What You Actually Need to Read It

If you are going to read The Republic, do not just open a copy and start.

For a free public-domain version, the Benjamin Jowett translation from 1888 is online and serviceable. The English is slightly old-fashioned but it reads cleanly and the philosophy comes through. Link in the description.

For a modern translation with significantly clearer English and better notes, C. D. C. Reeve's translation (Hackett, 2004) is excellent. Reeve also wrote Philosopher-Kings, an interpretive companion.

If you want a one-volume guide before you start, Julia Annas's An Introduction to Plato's Republic (1981) is rigorous but readable, and will save you weeks of confusion.
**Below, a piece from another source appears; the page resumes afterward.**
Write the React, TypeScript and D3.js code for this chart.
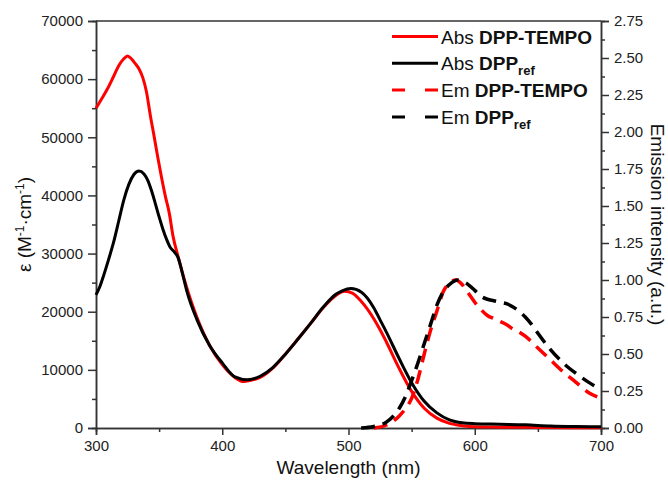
import React, { useEffect, useRef } from 'react'
import * as d3 from 'd3'

// absorption, DPP-TEMPO (red solid)
const wlAbsTempo = [300, 305, 309, 314, 318, 322, 325, 328, 331, 334, 337, 340, 343, 346, 349, 352, 355, 358, 361, 365, 370, 375, 380, 390, 400, 410, 416, 420, 430, 440, 450, 460, 470, 480, 490, 497, 503, 510, 520, 525, 530, 540, 550, 560, 570, 580, 590, 600, 620, 650, 680, 700]
const absTempo = [55000, 56800, 58300, 60500, 62300, 63500, 64000, 63500, 62700, 61800, 60300, 57800, 53800, 50200, 46500, 43000, 39800, 37000, 33000, 29500, 25500, 22000, 19000, 14200, 10900, 8700, 8000, 8100, 8700, 10300, 12700, 15300, 18000, 20700, 22800, 23500, 23200, 21800, 18800, 16900, 14800, 10300, 6300, 3400, 1700, 800, 400, 200, 150, 100, 60, 50]

// absorption, DPP_ref (black solid)
const wlAbsRef = [300, 303, 306, 310, 314, 318, 322, 326, 330, 334, 338, 341, 344, 347, 350, 353, 356, 359, 362, 365, 368, 372, 380, 390, 400, 410, 420, 430, 440, 450, 460, 470, 480, 490, 495, 502, 510, 520, 525, 530, 540, 550, 560, 570, 580, 590, 600, 620, 640, 660, 680, 700]
const absRef = [22900, 24300, 26200, 29000, 32000, 35600, 39200, 41900, 43600, 44200, 43700, 42600, 40800, 38600, 36300, 34200, 32400, 31000, 30300, 29300, 27000, 23500, 18600, 14200, 11200, 8800, 8300, 8900, 10400, 12700, 15300, 18000, 20800, 23000, 23600, 24000, 23400, 20700, 18600, 16500, 12000, 7800, 4600, 2600, 1400, 900, 750, 650, 550, 350, 250, 200]

// emission, DPP-TEMPO (red dashed)
const wlEmTempo = [520, 530, 540, 545, 550, 555, 560, 565, 570, 575, 580, 585, 590, 595, 600, 605, 610, 615, 620, 625, 630, 635, 640, 650, 660, 670, 680, 690, 697]
const emTempo = [0.0, 0.02, 0.08, 0.13, 0.2, 0.33, 0.5, 0.66, 0.79, 0.92, 0.98, 1.0, 0.97, 0.91, 0.85, 0.8, 0.76, 0.74, 0.72, 0.7, 0.67, 0.65, 0.62, 0.54, 0.46, 0.38, 0.31, 0.24, 0.21]

// emission, DPP_ref (black dashed)
const wlEmRef = [510, 520, 530, 540, 545, 550, 555, 560, 565, 570, 575, 580, 587, 593, 600, 605, 610, 615, 620, 625, 630, 635, 640, 645, 650, 660, 670, 680, 690, 700]
const emRef = [0.0, 0.01, 0.04, 0.13, 0.21, 0.32, 0.44, 0.57, 0.7, 0.83, 0.92, 0.97, 1.0, 0.98, 0.93, 0.89, 0.87, 0.86, 0.85, 0.84, 0.82, 0.79, 0.75, 0.7, 0.64, 0.53, 0.44, 0.37, 0.31, 0.26]

const leftTicks = [0, 10000, 20000, 30000, 40000, 50000, 60000, 70000]
const leftMinor = [5000, 15000, 25000, 35000, 45000, 55000, 65000]
const xTicks = [300, 400, 500, 600, 700]
const xMinor = [350, 450, 550, 650]
const rightTicks = [0, 0.25, 0.5, 0.75, 1, 1.25, 1.5, 1.75, 2, 2.25, 2.5, 2.75]
const rightMinor = [0.125, 0.375, 0.625, 0.875, 1.125, 1.375, 1.625, 1.875, 2.125, 2.375, 2.625]

const legendItems = [
    { pre: 'Abs ', name: 'DPP-TEMPO', sub: '', color: '#ff0000', dashed: false },
    { pre: 'Abs ', name: 'DPP', sub: 'ref', color: '#000000', dashed: false },
    { pre: 'Em ', name: 'DPP-TEMPO', sub: '', color: '#ff0000', dashed: true },
    { pre: 'Em ', name: 'DPP', sub: 'ref', color: '#000000', dashed: true },
]

const W = 668, H = 480
const margin = { top: 21, right: 67, bottom: 52, left: 96 }
const FONT = '"Liberation Sans", Arial, sans-serif'
const AXIS = '#333'

export default function App() {
    const ref = useRef<SVGSVGElement>(null)

    useEffect(() => {
        const svg = d3.select(ref.current)
        svg.selectAll('*').remove()

        const x = d3.scaleLinear().domain([300, 700]).range([margin.left, W - margin.right])
        const yL = d3.scaleLinear().domain([0, 70000]).range([H - margin.bottom, margin.top])
        const yR = d3.scaleLinear().domain([0, 2.75]).range([H - margin.bottom, margin.top])
        const bottom = H - margin.bottom, right = W - margin.right

        const styleAxis = (g: any) => {
            g.select('.domain').attr('stroke', AXIS).attr('stroke-width', 1.5)
            g.selectAll('.tick line').attr('stroke', AXIS).attr('stroke-width', 1.5)
            g.selectAll('.tick text').attr('fill', '#222').style('font-size', '15px').style('font-family', FONT)
        }

        // frame top
        svg.append('line')
            .attr('x1', margin.left).attr('x2', right)
            .attr('y1', margin.top).attr('y2', margin.top)
            .attr('stroke', AXIS).attr('stroke-width', 1.5)

        // minor ticks first
        svg.append('g').attr('transform', `translate(0,${bottom})`)
            .call(d3.axisBottom(x).tickValues(xMinor).tickSize(4).tickFormat(() => ''))
            .call(styleAxis)
        svg.append('g').attr('transform', `translate(${margin.left},0)`)
            .call(d3.axisLeft(yL).tickValues(leftMinor).tickSize(4).tickFormat(() => ''))
            .call(styleAxis)
        svg.append('g').attr('transform', `translate(${right},0)`)
            .call(d3.axisRight(yR).tickValues(rightMinor).tickSize(4).tickFormat(() => ''))
            .call(styleAxis)

        svg.append('g').attr('transform', `translate(0,${bottom})`)
            .call(d3.axisBottom(x).tickValues(xTicks).tickSize(7).tickPadding(5).tickFormat(d3.format('d')))
            .call(styleAxis)
        svg.append('g').attr('transform', `translate(${margin.left},0)`)
            .call(d3.axisLeft(yL).tickValues(leftTicks).tickSize(8).tickPadding(5).tickFormat(d3.format('d')))
            .call(styleAxis)
        svg.append('g').attr('transform', `translate(${right},0)`)
            .call(d3.axisRight(yR).tickValues(rightTicks).tickSize(8).tickPadding(5).tickFormat(d3.format('.2f')))
            .call(styleAxis)

        const plot = svg.append('g')
        const addLine = (xs: number[], ys: number[], yScale: any, color: string, dashed: boolean) => {
            const line = d3.line<number>()
                .x((d, i) => x(xs[i]))
                .y(d => yScale(d))
                .curve(d3.curveMonotoneX)
            plot.append('path')
                .datum(ys)
                .attr('d', line)
                .attr('fill', 'none')
                .attr('stroke', color)
                .attr('stroke-width', dashed ? 3.5 : 3)
                .attr('stroke-linejoin', 'round')
                .attr('stroke-dasharray', dashed ? '14,8' : null)
        }
        addLine(wlAbsTempo, absTempo, yL, '#ff0000', false)
        addLine(wlAbsRef, absRef, yL, '#000000', false)
        addLine(wlEmTempo, emTempo, yR, '#ff0000', true)
        addLine(wlEmRef, emRef, yR, '#000000', true)

        // axis titles
        svg.append('text')
            .attr('x', (margin.left + right) / 2).attr('y', 474)
            .attr('text-anchor', 'middle')
            .style('font-family', FONT).style('font-size', '19px').attr('fill', '#111')
            .text('Wavelength (nm)')

        const cy = (margin.top + bottom) / 2
        const lt = svg.append('text')
            .attr('transform', `translate(31,${cy}) rotate(-90)`)
            .attr('text-anchor', 'middle')
            .style('font-family', FONT).style('font-size', '19px').attr('fill', '#111')
        lt.append('tspan').text('ε (M')
        lt.append('tspan').attr('dy', -7).style('font-size', '12px').text('-1')
        lt.append('tspan').attr('dy', 7).text('·cm')
        lt.append('tspan').attr('dy', -7).style('font-size', '12px').text('-1')
        lt.append('tspan').attr('dy', 7).text(')')

        svg.append('text')
            .attr('transform', `translate(651,${cy}) rotate(90)`)
            .attr('text-anchor', 'middle')
            .style('font-family', FONT).style('font-size', '19px').attr('fill', '#111')
            .text('Emission intensity (a.u.)')

        // legend
        const lg = svg.append('g')
        legendItems.forEach((it, i) => {
            const ly = 36.5 + i * 26.8
            lg.append('line')
                .attr('x1', 392).attr('x2', 438).attr('y1', ly).attr('y2', ly)
                .attr('stroke', it.color).attr('stroke-width', 3)
                .attr('stroke-dasharray', it.dashed ? '13,20' : null)
            const t = lg.append('text')
                .attr('x', 441).attr('y', ly + 7)
                .style('font-family', FONT).style('font-size', '19px').attr('fill', '#111')
            t.append('tspan').text(it.pre)
            t.append('tspan').style('font-weight', 'bold').text(it.name)
            if (it.sub) t.append('tspan').attr('dy', 5).style('font-weight', 'bold').style('font-size', '13px').text(it.sub)
        })
    }, [])

    return (
        <svg ref={ref} width={W} height={H} style={{ position: 'absolute', left: 0, top: 0, background: '#fff' }} />
    )
}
A practical reading plan: do not try to power through all ten books at once. The book is built like an argument with detours, and the detours are sometimes where the deepest material is. Read Book 1 for the failed definitions of justice. Read Book 2 for Glaucon's challenge — this is the most important passage in the book. Read Book 7 for the Cave. Then go back and fill in the rest. The middle books on education, the philosopher-king, and the line analogy are dense; the late books on the decay of regimes (Books 8 and 9) are the ones that have shaped political thought most directly.

The Bottom Line

The Republic is the right book if you want to understand the foundations of Western political and moral philosophy from the source, if you want to see the questions that have organized our thought for 2,400 years asked for the first time, and if you are willing to wrestle with a writer who is smarter than you are and is not going to let you off easily.

It is the wrong book if you want quick answers, if you cannot tolerate having your assumptions challenged, or if you want a writer who shares all of your modern intuitions. Plato does not. That is part of why he is worth reading.